§ Prompt:
In the records below, find the line that contains "What TikZ code" and the line that contains "(c1t) at (88,259)". Set down exactly those lines and every line between them, and nothing more.

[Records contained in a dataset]
● ● ●

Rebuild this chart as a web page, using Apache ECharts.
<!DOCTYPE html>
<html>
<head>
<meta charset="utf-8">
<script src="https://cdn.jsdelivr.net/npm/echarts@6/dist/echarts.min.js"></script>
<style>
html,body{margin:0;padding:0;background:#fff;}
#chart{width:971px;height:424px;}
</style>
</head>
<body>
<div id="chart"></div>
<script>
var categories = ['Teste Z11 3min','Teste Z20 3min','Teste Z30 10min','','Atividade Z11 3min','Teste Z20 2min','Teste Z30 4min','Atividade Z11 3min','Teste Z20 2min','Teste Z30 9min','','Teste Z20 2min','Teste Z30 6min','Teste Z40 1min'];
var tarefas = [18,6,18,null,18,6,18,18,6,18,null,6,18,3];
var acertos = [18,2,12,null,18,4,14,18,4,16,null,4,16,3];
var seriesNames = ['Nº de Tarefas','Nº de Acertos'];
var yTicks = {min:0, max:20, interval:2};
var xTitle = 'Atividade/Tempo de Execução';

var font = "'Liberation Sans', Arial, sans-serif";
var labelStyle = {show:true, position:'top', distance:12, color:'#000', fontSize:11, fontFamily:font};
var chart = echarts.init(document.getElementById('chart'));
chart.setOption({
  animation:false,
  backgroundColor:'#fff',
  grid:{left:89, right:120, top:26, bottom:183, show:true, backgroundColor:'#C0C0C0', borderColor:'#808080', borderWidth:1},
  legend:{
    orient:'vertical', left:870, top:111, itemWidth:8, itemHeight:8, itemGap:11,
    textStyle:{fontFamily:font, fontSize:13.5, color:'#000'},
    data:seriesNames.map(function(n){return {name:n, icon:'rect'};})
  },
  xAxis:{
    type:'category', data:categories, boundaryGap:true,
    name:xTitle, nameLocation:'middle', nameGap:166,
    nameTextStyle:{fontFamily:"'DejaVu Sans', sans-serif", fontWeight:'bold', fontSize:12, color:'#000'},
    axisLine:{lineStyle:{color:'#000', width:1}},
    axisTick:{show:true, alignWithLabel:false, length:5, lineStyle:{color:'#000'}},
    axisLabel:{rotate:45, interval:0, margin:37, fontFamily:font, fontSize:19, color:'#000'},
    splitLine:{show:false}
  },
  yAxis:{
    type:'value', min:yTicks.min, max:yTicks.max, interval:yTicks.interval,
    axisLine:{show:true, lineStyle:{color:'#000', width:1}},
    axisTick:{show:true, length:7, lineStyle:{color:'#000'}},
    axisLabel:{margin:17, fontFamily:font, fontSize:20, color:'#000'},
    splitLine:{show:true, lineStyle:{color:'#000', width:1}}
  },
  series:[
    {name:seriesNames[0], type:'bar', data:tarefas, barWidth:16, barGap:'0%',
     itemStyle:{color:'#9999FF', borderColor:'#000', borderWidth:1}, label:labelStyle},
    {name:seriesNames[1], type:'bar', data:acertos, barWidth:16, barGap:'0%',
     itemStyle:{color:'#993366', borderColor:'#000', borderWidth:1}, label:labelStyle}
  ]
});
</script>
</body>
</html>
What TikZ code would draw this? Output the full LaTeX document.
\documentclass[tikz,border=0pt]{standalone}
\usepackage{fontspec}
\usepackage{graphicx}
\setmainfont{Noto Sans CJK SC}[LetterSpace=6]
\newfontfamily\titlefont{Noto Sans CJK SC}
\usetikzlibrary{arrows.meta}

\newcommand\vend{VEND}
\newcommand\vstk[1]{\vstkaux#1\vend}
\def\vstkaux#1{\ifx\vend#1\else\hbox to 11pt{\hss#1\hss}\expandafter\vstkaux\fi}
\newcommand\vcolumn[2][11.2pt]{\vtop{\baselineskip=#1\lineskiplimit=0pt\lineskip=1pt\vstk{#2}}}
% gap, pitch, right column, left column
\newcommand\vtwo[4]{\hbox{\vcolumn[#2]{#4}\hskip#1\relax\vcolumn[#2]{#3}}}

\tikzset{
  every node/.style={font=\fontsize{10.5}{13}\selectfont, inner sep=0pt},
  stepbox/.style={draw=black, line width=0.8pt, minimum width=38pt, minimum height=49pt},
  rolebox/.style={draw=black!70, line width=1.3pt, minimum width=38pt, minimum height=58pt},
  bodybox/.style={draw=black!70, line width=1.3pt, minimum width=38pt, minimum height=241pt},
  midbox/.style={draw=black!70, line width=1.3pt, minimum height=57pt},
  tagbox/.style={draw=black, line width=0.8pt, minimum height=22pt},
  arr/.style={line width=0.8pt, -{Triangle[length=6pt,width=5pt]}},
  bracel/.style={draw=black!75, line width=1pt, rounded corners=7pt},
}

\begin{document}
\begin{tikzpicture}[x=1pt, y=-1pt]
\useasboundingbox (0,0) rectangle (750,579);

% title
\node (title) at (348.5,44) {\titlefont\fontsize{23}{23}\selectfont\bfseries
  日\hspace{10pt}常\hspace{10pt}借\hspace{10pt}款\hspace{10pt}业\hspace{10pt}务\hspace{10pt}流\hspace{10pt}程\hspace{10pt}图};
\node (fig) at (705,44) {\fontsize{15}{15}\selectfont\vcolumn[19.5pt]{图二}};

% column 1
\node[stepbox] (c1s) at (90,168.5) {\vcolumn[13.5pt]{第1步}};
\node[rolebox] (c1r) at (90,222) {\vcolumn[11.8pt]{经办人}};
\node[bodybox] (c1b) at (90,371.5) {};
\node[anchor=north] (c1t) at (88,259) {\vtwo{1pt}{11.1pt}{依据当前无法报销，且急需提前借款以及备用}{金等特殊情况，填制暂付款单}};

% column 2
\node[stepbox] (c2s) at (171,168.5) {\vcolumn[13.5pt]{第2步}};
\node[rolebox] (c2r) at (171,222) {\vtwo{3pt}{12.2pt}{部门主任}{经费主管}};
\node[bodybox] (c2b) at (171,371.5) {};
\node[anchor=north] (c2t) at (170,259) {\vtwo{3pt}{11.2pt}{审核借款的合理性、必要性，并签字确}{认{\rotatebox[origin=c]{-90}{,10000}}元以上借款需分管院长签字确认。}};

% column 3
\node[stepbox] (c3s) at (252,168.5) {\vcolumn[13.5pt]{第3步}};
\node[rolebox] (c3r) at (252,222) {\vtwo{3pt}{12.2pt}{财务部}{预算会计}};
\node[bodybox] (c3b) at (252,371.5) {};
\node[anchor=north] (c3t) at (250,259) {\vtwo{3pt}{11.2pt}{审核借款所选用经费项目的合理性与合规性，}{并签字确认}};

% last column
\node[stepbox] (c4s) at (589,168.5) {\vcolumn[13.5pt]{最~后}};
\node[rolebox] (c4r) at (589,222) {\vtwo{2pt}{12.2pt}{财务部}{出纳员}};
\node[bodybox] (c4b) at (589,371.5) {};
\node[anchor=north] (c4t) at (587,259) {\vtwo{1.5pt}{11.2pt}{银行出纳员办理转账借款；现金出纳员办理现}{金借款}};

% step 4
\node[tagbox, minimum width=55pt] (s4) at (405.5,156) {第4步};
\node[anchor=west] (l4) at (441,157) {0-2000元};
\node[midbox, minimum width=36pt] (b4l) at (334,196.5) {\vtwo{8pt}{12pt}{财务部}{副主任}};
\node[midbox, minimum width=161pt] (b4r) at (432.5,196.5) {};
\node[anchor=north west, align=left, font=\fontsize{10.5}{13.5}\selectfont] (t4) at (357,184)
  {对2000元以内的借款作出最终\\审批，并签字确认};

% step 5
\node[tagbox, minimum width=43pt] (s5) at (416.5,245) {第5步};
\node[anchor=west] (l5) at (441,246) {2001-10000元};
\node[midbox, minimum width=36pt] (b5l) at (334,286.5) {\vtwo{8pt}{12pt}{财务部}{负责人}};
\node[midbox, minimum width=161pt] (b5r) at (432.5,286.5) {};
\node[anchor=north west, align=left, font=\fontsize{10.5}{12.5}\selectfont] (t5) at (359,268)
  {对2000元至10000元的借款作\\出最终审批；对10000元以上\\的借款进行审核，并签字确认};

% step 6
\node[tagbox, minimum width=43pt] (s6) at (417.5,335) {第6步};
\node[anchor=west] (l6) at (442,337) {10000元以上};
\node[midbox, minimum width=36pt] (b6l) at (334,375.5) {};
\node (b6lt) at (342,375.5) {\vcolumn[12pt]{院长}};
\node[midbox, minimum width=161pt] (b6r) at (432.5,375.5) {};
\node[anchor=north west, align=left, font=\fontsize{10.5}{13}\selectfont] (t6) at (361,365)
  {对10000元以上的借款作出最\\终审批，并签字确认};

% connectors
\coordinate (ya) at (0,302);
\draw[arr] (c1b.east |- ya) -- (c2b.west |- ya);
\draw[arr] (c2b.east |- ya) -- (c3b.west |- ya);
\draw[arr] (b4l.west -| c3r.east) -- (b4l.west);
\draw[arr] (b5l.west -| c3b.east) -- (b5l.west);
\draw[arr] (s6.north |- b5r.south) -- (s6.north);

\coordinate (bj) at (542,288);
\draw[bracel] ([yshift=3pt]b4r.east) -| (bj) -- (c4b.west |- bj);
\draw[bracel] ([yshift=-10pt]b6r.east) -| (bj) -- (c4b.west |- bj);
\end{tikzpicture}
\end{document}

● ● ●

§ Exercise result:
What TikZ code would draw this? Output the full LaTeX document.
\documentclass[tikz,border=0pt]{standalone}
\usepackage{fontspec}
\usepackage{graphicx}
\setmainfont{Noto Sans CJK SC}[LetterSpace=6]
\newfontfamily\titlefont{Noto Sans CJK SC}
\usetikzlibrary{arrows.meta}

\newcommand\vend{VEND}
\newcommand\vstk[1]{\vstkaux#1\vend}
\def\vstkaux#1{\ifx\vend#1\else\hbox to 11pt{\hss#1\hss}\expandafter\vstkaux\fi}
\newcommand\vcolumn[2][11.2pt]{\vtop{\baselineskip=#1\lineskiplimit=0pt\lineskip=1pt\vstk{#2}}}
% gap, pitch, right column, left column
\newcommand\vtwo[4]{\hbox{\vcolumn[#2]{#4}\hskip#1\relax\vcolumn[#2]{#3}}}

\tikzset{
  every node/.style={font=\fontsize{10.5}{13}\selectfont, inner sep=0pt},
  stepbox/.style={draw=black, line width=0.8pt, minimum width=38pt, minimum height=49pt},
  rolebox/.style={draw=black!70, line width=1.3pt, minimum width=38pt, minimum height=58pt},
  bodybox/.style={draw=black!70, line width=1.3pt, minimum width=38pt, minimum height=241pt},
  midbox/.style={draw=black!70, line width=1.3pt, minimum height=57pt},
  tagbox/.style={draw=black, line width=0.8pt, minimum height=22pt},
  arr/.style={line width=0.8pt, -{Triangle[length=6pt,width=5pt]}},
  bracel/.style={draw=black!75, line width=1pt, rounded corners=7pt},
}

\begin{document}
\begin{tikzpicture}[x=1pt, y=-1pt]
\useasboundingbox (0,0) rectangle (750,579);

% title
\node (title) at (348.5,44) {\titlefont\fontsize{23}{23}\selectfont\bfseries
  日\hspace{10pt}常\hspace{10pt}借\hspace{10pt}款\hspace{10pt}业\hspace{10pt}务\hspace{10pt}流\hspace{10pt}程\hspace{10pt}图};
\node (fig) at (705,44) {\fontsize{15}{15}\selectfont\vcolumn[19.5pt]{图二}};

% column 1
\node[stepbox] (c1s) at (90,168.5) {\vcolumn[13.5pt]{第1步}};
\node[rolebox] (c1r) at (90,222) {\vcolumn[11.8pt]{经办人}};
\node[bodybox] (c1b) at (90,371.5) {};
\node[anchor=north] (c1t) at (88,259) {\vtwo{1pt}{11.1pt}{依据当前无法报销，且急需提前借款以及备用}{金等特殊情况，填制暂付款单}};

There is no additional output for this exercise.